When a property is initially purchased, one cannot always predict the host of possible intentions for which the property is to be used. Even when purchasing a residential property, very often in this entrepreneurially supportive country, property owners may decide to start and operate a business from their premises. Various considerations are to be made, not limited to whether the activities envisioned are within the parameters allowed by the applicable zoning by-laws and legislation. If not, property owners would find the below discussion helpful in applying for the rezoning of their property.
Spatial Planning and Land Use Management Act 2013
The framework for land use and management thereof is regulated by the Spatial Planning and Land Use Management Act 2013 (hereinafter referred to as "SPLUMA") and as such, sets out the different uses for land. As per Schedule 2 attached to the SPLUMA, land can be used for various purposes, including but not limited to:
- Business purposes;
- Industrial purposes; and
- Residential purposes.
SPLUMA, however, under Section 23 thereof delegates the authority to 'provide general policy and other guidance' relating to land use, to the executive authorities of the various municipalities so concerned. As such, each municipality has developed its own set of provisions and by-laws for the zoning, rezoning and objection to rezoning processes.
Western Cape Land Use Planning Act 3 of 2014
For example, the Western Cape Land Use Planning Act (hereinafter referred to as "LUPA") has been enacted by the Provincial Parliament of the Western Cape and consolidates the legislation of the Province relating to, among other processes, land use. This piece of legislation stipulates that Municipalities are to process and consider any land use applications when dealing with town planning.
Considering Applications for Rezoning
At this point, we have set out the enacting legislative provisions insofar as is broadly possible. From here the discussion of rezoning applications would differ from municipality to municipality.

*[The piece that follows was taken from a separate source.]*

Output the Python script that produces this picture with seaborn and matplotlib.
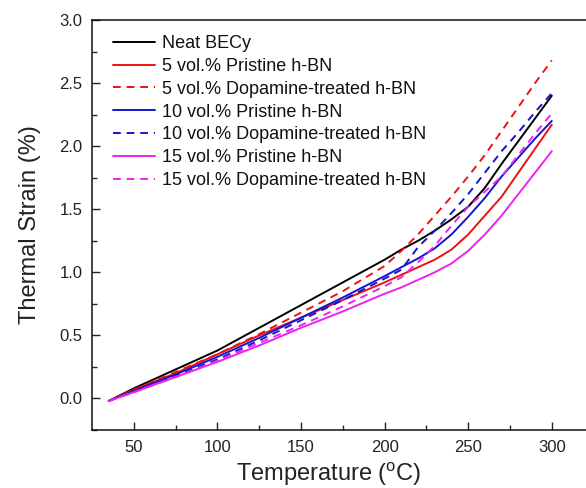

Most Municipalities have such by-laws in place and often publish them as part of their online resources. This would usually include the applicable by-law, an explanatory document where considered necessary and also prescribed forms that would allow the public to make use of such by-laws.
An application for rezoning would be utilised where the landowner would want his property to legally be recognised for a different purpose to that which it is currently recognised for. For example, land is recognised by law for one of the abovementioned purposes. Where an owner would like to conduct a small business on land legally recognised for residential purposes, he would then have to apply to have the land rezoned from being recognised for residential purposes to that of business purposes.

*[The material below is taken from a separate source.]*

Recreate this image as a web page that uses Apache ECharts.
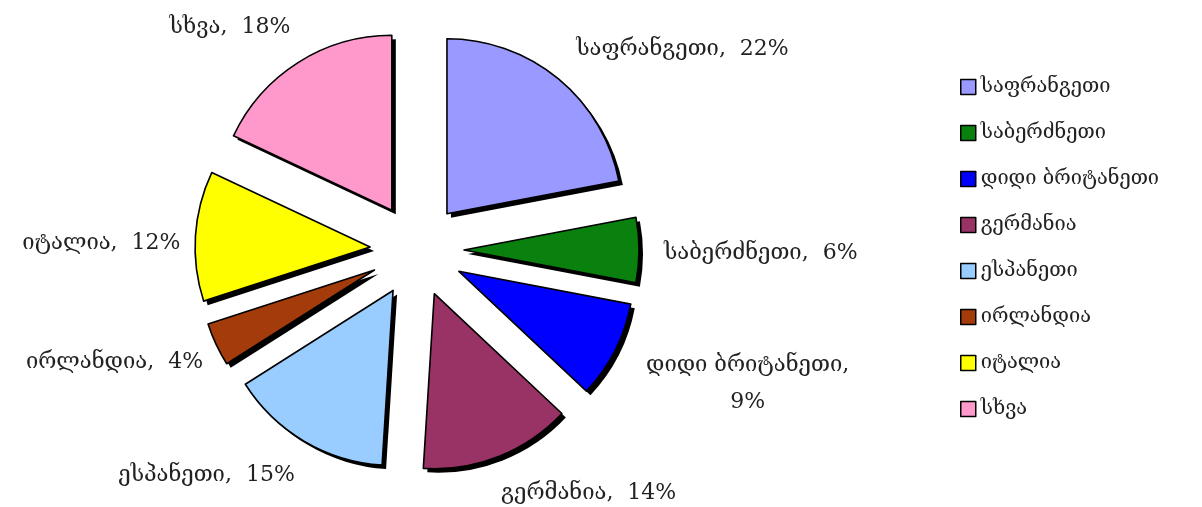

Such application usually carries the requirement of the need to place a notice of intention of application in the Government Gazette calling on parties whose rights will be affected to submit objections, if any exist, to the town planning committee of the municipality considering the application. Such notice must also be distributed to all interested parties, including neighbours or potentially affected parties to ensure transparency.
Where such objections are submitted, it must be within the period prescribed or allowed for by the municipality's by-law and show with good cause why such application should be rejected. These submissions, along with the comments in replication by the applicant are then considered by the committee who will either make their considered decision known in terms of an allowed period or a reasonable one considering the complexities of the application and objections.
In conclusion, the actual rezoning application process would vary from municipality to municipality, so it is strongly advised to consult with an attorney or otherwise reputable professional familiar with such processes and with experience in the area of jurisdiction. This could assist significantly in ensuring a speedy rezoning application process or a constructive objection being lodged.
The content of this article is intended to provide a general guide to the subject matter. Specialist advice should be sought about your specific circumstances.